Locksley, who grew up in nearby Washington, D.C., was hired in large part because of his familiarity with the program and its home recruiting grounds – he spent five years on the Maryland staffs of Ron Vanderlinden and Ralph Friedgen, and from 2012-15 with Randy Edsall, then was Maryland’s interim coach for a half-season in 2015. He hired a staff filled with similar connections to Maryland. And when he arrived, he already had more than passing acquaintance with at least some members of the current roster.

But Locksley is bringing a lot of Alabama to Maryland. Back when Durkin was hired in 2015, Locksley could have remained on staff; instead he went to Alabama with a transparent goal: “To get under coach Saban and to be able to learn from him and get behind the walls of that place, because of the success they’d had.”

Locksley says he filled notebooks with nuggets gleaned from Saban, ideas on organizational and philosophical structure he has begun implementing at Maryland. Externally, a visitor might notice a change in how the Terps practice; they follow Saban’s innovative routine of essentially holding two side-by-side, simultaneous sessions in order to work more players. But it’s in Maryland’s organizational flow chart of titles and responsibilities – recruiting and player development – that the Terps under Locksley will attempt to most mimic the Tide.

“The three years I spent there was getting to understand the ‘why’ behind it,” Locksley says. “How it’s set up, why it’s set up that way, how does it function, how does it make us better?”

How did it make him better?

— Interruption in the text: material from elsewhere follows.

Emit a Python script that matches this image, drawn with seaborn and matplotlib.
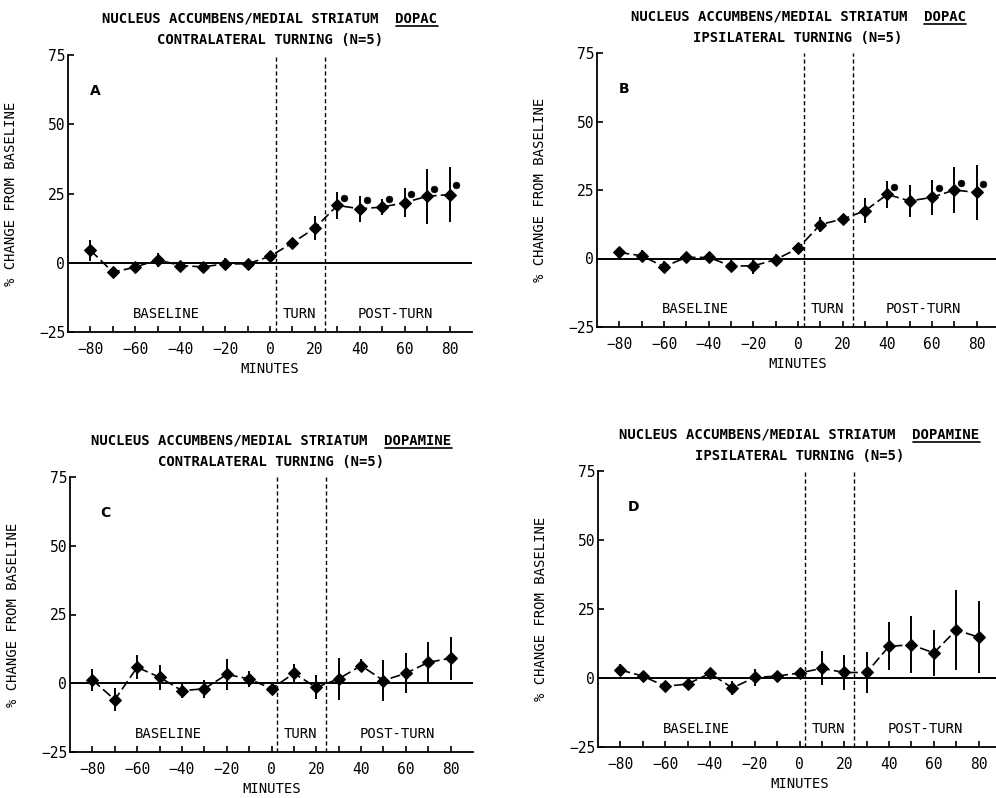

Last January, Saban praised Locksley’s leadership qualities and rapport with players and said: “I think he’ll do really well.”

“Every head-coaching position is a little bit different in terms of who you can recruit, how you can recruit, what kind of support do you have in the program, and I think he’s got a challenging job ahead of him. But I think if anybody has a chance to be successful in that position, I think Mike is the guy that could do it.”

Referring to Saban and Alabama, Locksley likes to say “success leaves clues.” What does that New Mexico failure leave? How will his time at Alabama make Maryland better? As an improbable dream turns to reality, we’re about to find out.